Polls (plus Latvians and "1.6m gypsies")
So why, then, the absence of this experience in the polls? The most obvious answer is that, despite appearances, Respect is not making a broad enough impact. There is a massive difference between enthusiasm on the stump, and votes turning out come election; and the numbers voting are so large that without a huge electoral machine and access to the mass media, nothing meaningful can be conveyed to them. It need not be that the message is unpopular: many potential votes will disappear through simple ignorance. Respect has been absolutely crippled by the virtual media blackout imposed, and has had to resort to extremely old-fashioned campaigning: relying on community organisations, street meetings, leafletting, and word-of-mouth. We will find out on June 10 whether this is enough to undermine the monolithic structure of the two-and-a-half party system in the barely three months of our existence. The gamble is that the networks established by the anti-war movement, alongside the breach in Labour support that the war has forced open, will be enough to deliver the 5-8% necessary to secure seats.
So it is possible that we have not created the momentum, nor allowed ourselves enough time, to inform enough of the electorate of our existence, let alone persuading them to vote for us. Galloway is a great asset, of course, since - love him or loathe him - everyone knows exactly where he stands, making establishing an identity and promoting a programme far easier; in addition, in a political climate deeply hostile to "establishment" politicians, Galloway - with his cigars, his suits, and his reputation - is clearly anything but, and this is significantly to his favour. Even so, this is a more plausible explanation than that we are failing to communicate an effective message. Aside from sneers coming out of the dustbin of history now inhabited by the fragments of what once passed for a "British left", Respect's message - we opposed the war, we oppose the occupation, we're not of the political class - is a popular one.
More to the point, however, is the flagrant abuse of opinion polls. Though presented as the very pinnacle of objective social research, they are anything but: the statistical guarantee of the central limit theorem means that except in times of significant social upheaval, in which the parameters of the system itself are in question, opinion pollsters can be quite staggeringly sloppy in their methodology, and still produce plausible results. Of course, with the likely collapsed turnout on June 10, and the disengagement from conventional politics amongst those who will vote, we are likely to discover ourselves in a situation of significant structural change. A major base of support remains for the main parties, preventing polling predictions for them straying too far awry, but predicting just how the lesser organisations will perform is likely to be open to quite significant concerns.

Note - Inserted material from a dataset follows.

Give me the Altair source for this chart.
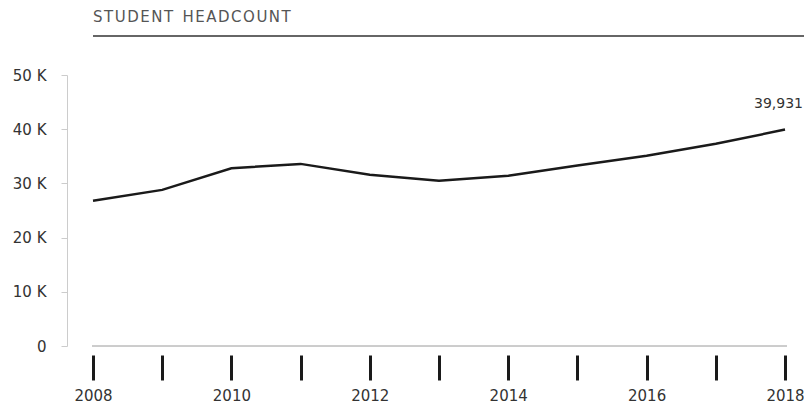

Take the UK Independence Party, for instance. Many will have seen the Telegraph poll, suggesting that Kilroy-Silk's happy band of nasty Little Englanders will outpace the Lib Dems come June 10. (With the exception of Nick Griffin, is there a more unpleasant public figure than Robert Kilroy-Silk in Britain at present?) A closer look soon reveals that the 18% support for UKIP is from "those most likely to vote": a hopelessly subjective category, and one that need have no correspondence to those who do actually vote in a few days time. The question on voting intentions was prefaced by a few, carefully-worded questions about Europe - just to get respondents in the moode. Another UKIP-commissioned poll, as reported in the Guardian, was even more overtly biased:
With Robert Kilroy-Silk ready to wrap up the Asian vote in the East Midlands, the Backbencher doubts that UKIP needs any help in the polls. Still, the party was sufficiently alarmed to have commissioned a poll from Mori, which shows it in first place with 35% - yes, 35% - of the vote.
Rather than just asking people how they intended to vote, UKIP took a creative approach. "At the European parliament elections the UK Independence party will be campaigning nationwide for Britain to leave the European Union and put an end to unlimited EU immigration," Mori asked that representative sample of the population that waits at home to talk to pollsters. "Assuming the UK Independence party were the only moderate party campaigning for this, which party would you vote for?"
Yes, it's a new low in opinion polling - and the Backbencher thought the industry couldn't have sunk any further in its efforts to please its clients. Now, what Robert takes "unlimited EU immigration" to mean, the Backbencher isn't quite sure. Could mean they want to come in; could mean they just want to move around. But just to avoid all possible doubt, she is prepared to put in a bid to take that Spanish second home off your hands before journalists start asking questions about it. GBP100? Do I hear GBP150?
This was sufficiently ridiculous as to be unreported outside of gossip columns, but you get the idea. Add to this the small problem that Respect is not offered as a category on polling cards - being left as "other", or requiring the respondent's own initiative - and the net worth of polls in predicting its vote collapses entirely. Opinion polls of elections in which few will vote, and many of those who do will behave "erratically" are going to be (at best) methodologically flawed, at worst open to outright abuse. We are left with nothing but hunches and anecdotes. Respect, I am certain by now, will perform credibly well on June 10. As to how well, unfortunately, I - like everyone else - have no idea.